In October, city, state and federal officials announced Antelope Creek has been removed from the U.S. Environmental Protection Agency's Impaired Waters list. Only 90 creeks in the U.S. have been removed from the list in the last 15 years, and only 14 of those are in urban areas.
Antelope Creek was first added to the Clean Water Act List of Impaired Waters by the Nebraska Department of Environmental Quality in 2004. At the time, levels of E. coli bacteria were over 25 times the water quality standard. A creek, stream, river, pond or lake can be removed from the Impaired Waters list only if they meet water quality standards set by NDEQ and approved by EPA.
Nebraska's water quality standards describe the desired condition of a body of water. Waterbodies are assigned beneficial uses such as recreation, aquatic life and water supply. Antelope Creek has a recreation water quality standard, which is used to protect human health, aquatic life and all beneficial uses of the creek.

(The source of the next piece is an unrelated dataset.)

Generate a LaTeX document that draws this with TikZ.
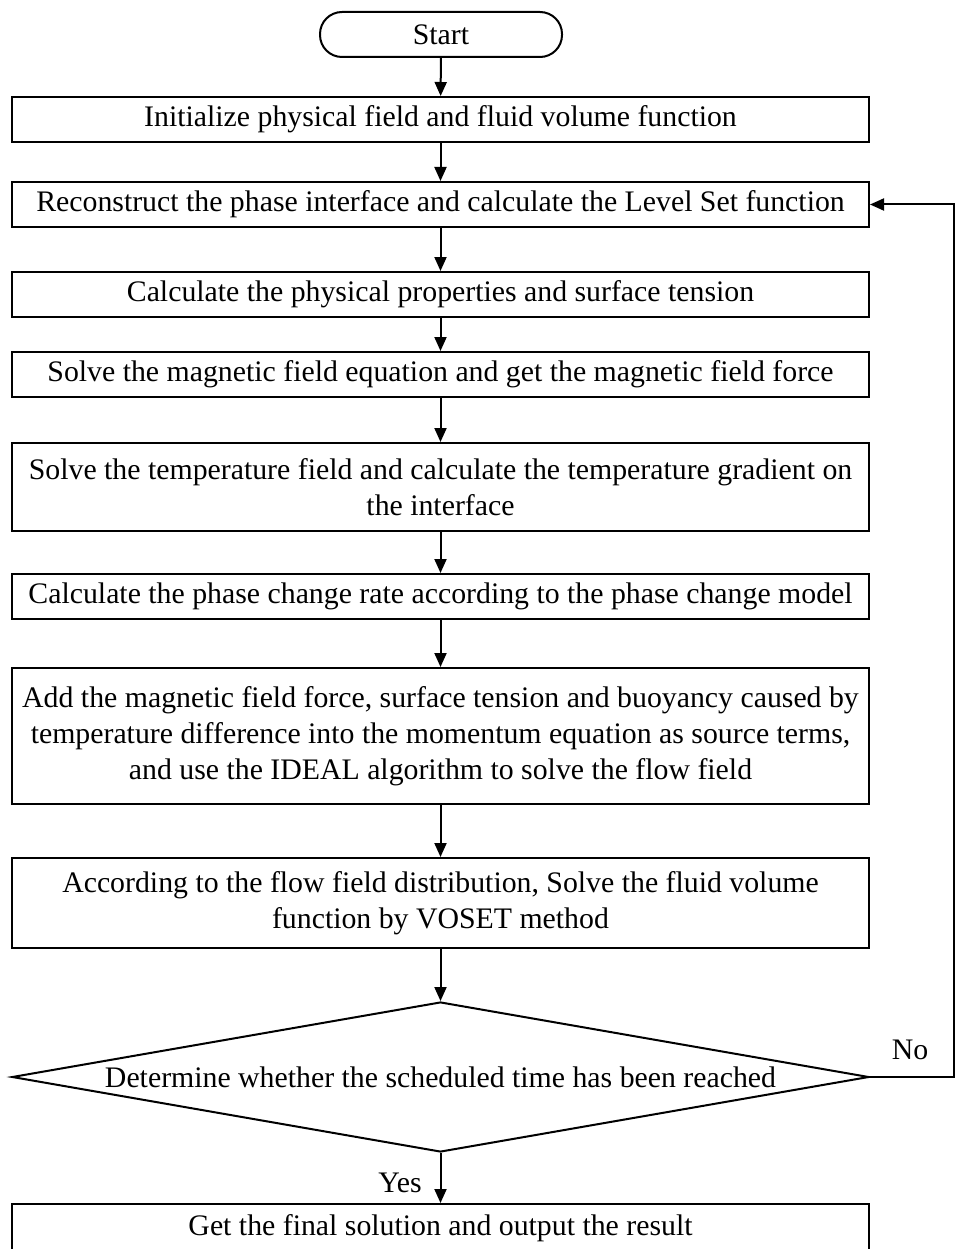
\documentclass[tikz,border=0pt]{standalone}
\usepackage{fontspec}
\setmainfont{Liberation Serif}
\usetikzlibrary{shapes.geometric,arrows.meta}
\begin{document}
\begin{tikzpicture}[x=1pt,y=-1pt,
  every node/.style={font=\fontsize{29.8}{35.8}\selectfont},
  proc/.style={draw,line width=2pt,minimum width=857pt,align=center,inner sep=0pt},
  term/.style={draw,line width=2pt,rounded corners=22pt,minimum width=242pt,minimum height=45pt,inner sep=0pt},
  dec/.style={draw,diamond,line width=2pt,minimum width=857pt,minimum height=150pt,inner sep=0pt},
  arr/.style={line width=2pt,-{Triangle[length=14pt,width=12pt]}},
  lbl/.style={inner sep=0pt}]
\clip (0,0) rectangle (956,1249);
\useasboundingbox (0,0) rectangle (956,1249);
\node[term] (start) at (441,34.5) {Start};
\node[proc,minimum height=45pt] (b1) at (440.5,119.5) {Initialize physical field and fluid volume function};
\node[proc,minimum height=45pt] (b2) at (440.5,204.5) {Reconstruct the phase interface and calculate the Level Set function};
\node[proc,minimum height=45pt] (b3) at (440.5,294.5) {Calculate the physical properties and surface tension};
\node[proc,minimum height=45pt] (b4) at (440.5,374.5) {Solve the magnetic field equation and get the magnetic field force};
\node[proc,minimum height=88pt] (b5) at (440.5,487) {Solve the temperature field and calculate the temperature gradient on\\the interface};
\node[proc,minimum height=45pt] (b6) at (440.5,596.5) {Calculate the phase change rate according to the phase change model};
\node[proc,minimum height=136pt] (b7) at (440.5,736) {Add the magnetic field force, surface tension and buoyancy caused by\\temperature difference into the momentum equation as source terms,\\and use the IDEAL algorithm to solve the flow field};
\node[proc,minimum height=90pt] (b8) at (440.5,903) {According to the flow field distribution, Solve the fluid volume\\function by VOSET method};
\node[dec] (d) at (440.5,1077) {};
\node at (d) {Determine whether the scheduled time has been reached};
\node[proc,minimum height=90pt,anchor=north] (b9) at (440.5,1203) {};
\node at (440.5,1228) {Get the final solution and output the result};
\coordinate (cr) at (954,1077);
\coordinate (ct) at (954,204.5);
\draw[arr] (start) -- (b1);
\draw[arr] (b1) -- (b2);
\draw[arr] (b2) -- (b3);
\draw[arr] (b3) -- (b4);
\draw[arr] (b4) -- (b5);
\draw[arr] (b5) -- (b6);
\draw[arr] (b6) -- (b7);
\draw[arr] (b7) -- (b8);
\draw[arr] (b8) -- (d);
\draw[arr] (d) -- (b9);
\draw[arr] (d.east) -- (cr) -- (ct) -- (b2.east);
\node[lbl] (no) at (910,1050) {No};
\node[lbl] (yes) at (400,1183) {Yes};
\end{tikzpicture}
\end{document}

Improving Antelope Creek and the surrounding area has been a collaborative project for more than 20 years involving the city, Lower Platte South Natural Resources District, University of Nebraska, NDEQ, Nebraska Environmental Trust, and other partners and local businesses.
The Antelope Valley Project, which reduced flooding, improved traffic flow and spurred revitalization in the of the city, also exposed the creek water to more sunlight, which helped break down the E. coli bacteria.

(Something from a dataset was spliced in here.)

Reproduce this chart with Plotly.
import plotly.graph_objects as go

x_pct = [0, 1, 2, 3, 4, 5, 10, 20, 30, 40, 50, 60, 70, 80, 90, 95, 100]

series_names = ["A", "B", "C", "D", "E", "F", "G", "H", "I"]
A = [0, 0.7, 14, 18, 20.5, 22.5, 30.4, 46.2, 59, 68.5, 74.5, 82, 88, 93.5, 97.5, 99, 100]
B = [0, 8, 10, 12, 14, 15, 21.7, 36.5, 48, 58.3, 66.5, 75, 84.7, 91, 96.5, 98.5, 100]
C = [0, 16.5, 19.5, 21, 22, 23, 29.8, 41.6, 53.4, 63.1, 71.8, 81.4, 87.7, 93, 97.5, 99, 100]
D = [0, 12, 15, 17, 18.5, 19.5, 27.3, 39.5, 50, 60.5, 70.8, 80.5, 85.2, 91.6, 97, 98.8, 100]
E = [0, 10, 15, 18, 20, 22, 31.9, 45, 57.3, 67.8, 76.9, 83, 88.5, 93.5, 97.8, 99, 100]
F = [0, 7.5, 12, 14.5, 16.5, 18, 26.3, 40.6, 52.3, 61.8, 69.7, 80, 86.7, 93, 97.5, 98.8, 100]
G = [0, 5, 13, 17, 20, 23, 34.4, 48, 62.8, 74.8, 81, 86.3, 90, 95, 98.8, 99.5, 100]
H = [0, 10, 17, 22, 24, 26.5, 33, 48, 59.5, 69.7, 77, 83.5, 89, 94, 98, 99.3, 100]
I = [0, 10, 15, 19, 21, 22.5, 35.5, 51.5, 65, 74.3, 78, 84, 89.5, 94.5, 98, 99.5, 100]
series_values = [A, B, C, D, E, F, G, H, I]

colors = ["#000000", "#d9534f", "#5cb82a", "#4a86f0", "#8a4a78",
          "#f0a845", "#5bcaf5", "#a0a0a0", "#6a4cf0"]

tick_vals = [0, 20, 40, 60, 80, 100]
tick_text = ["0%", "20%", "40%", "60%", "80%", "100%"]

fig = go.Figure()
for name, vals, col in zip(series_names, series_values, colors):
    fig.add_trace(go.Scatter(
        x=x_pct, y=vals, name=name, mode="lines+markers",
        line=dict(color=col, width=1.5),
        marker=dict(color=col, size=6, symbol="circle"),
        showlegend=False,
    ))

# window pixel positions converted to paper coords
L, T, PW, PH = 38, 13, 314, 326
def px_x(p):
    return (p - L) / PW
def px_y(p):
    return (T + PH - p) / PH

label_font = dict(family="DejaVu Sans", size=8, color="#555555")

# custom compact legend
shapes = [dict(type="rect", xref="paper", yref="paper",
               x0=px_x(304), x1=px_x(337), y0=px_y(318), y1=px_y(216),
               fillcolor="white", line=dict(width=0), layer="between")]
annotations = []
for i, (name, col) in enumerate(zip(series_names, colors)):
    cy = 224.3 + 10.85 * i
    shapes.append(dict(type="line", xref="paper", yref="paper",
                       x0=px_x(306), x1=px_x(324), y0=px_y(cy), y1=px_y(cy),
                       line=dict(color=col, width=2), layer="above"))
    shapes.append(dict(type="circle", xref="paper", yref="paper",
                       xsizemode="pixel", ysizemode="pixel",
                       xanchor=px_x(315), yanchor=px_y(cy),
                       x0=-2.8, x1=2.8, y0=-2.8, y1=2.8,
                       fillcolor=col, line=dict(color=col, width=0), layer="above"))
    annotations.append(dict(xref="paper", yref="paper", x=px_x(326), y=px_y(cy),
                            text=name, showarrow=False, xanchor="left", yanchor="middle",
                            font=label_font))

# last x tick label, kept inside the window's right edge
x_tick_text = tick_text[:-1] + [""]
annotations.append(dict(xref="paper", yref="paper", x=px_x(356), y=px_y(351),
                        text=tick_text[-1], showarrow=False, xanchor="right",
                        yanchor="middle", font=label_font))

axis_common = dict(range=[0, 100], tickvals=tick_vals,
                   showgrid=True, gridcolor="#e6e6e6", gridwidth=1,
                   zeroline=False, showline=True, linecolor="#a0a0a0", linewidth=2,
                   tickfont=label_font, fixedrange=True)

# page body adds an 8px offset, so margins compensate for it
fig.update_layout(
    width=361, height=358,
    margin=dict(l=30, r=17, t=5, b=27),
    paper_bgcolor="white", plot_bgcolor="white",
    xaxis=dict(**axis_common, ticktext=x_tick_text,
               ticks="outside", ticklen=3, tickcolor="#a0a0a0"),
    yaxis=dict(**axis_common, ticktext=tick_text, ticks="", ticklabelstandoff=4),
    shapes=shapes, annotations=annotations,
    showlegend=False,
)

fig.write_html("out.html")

"The Antelope Creek project symbolizes the kind of can-do spirit that energizes Nebraskans to work together to solve tough problems and be good stewards of our natural resources," said Gov. Pete Ricketts. "Because of this project, homes and businesses are protected from floods, traffic flows more smoothly, new projects are flourishing along the stream corridor, and new venues for recreation were created. Thank you to the numerous partners who helped make today a reality."

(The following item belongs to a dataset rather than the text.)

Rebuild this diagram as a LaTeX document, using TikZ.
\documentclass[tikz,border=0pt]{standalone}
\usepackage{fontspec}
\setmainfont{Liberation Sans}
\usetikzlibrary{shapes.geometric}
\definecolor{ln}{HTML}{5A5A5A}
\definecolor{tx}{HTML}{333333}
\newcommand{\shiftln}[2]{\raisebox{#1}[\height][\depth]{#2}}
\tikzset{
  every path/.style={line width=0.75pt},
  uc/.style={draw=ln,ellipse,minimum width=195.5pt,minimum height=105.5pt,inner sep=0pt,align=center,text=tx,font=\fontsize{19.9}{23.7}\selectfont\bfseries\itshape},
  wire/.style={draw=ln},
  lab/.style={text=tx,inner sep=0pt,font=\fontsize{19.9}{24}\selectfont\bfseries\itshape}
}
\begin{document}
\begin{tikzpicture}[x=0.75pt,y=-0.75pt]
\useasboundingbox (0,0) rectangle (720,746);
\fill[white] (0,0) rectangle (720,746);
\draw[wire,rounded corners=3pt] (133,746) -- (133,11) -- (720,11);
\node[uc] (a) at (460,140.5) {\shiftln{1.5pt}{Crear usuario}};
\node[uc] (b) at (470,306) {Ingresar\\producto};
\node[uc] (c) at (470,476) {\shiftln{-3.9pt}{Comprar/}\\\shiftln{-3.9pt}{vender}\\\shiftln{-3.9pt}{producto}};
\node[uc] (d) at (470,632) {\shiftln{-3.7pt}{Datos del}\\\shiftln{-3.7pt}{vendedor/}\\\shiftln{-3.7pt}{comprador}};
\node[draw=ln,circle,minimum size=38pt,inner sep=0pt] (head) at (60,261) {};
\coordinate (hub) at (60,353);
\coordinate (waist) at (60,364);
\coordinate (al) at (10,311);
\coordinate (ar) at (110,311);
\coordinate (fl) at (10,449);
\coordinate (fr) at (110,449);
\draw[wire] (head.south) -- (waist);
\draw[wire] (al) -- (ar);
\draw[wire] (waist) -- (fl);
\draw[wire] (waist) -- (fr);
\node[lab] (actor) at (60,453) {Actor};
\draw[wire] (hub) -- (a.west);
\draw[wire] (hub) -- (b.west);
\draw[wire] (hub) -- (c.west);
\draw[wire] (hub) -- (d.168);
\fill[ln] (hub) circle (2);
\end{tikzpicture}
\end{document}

E. coli, which can be found in any body of water, is a species of bacteria specific to fecal material from people and warm-blooded animals, and can occur naturally. Since the mid-2000s, Antelope Creek has benefited from about 15 stormwater quality improvement projects and two major flood control projects with funding from local, state and federal sources.
Residents and businesses along and near Antelope Creek have installed sustainable landscaping projects, including the installation of 119 residential rain gardens. Permeable pavers and rain gardens have been installed in key locations throughout the creek area.
Other projects have included Assurity Life Insurance Co.'s green roof and the Lincoln Children's Zoo's installation of rain gardens and special storm drain inlets designed to filter animal waste and sediment.
“The removal and de-listing of Antelope Creek for E. coli contamination is a tribute to the vision, courage and tenacity of the many local, state and federal partners who coordinated efforts to create a safe, healthy and vital resource for the city of Lincoln,” said NDEQ Director Jim Macy. “This is a historic accomplishment for Nebraska and among only a handful of similar successes in the nation.”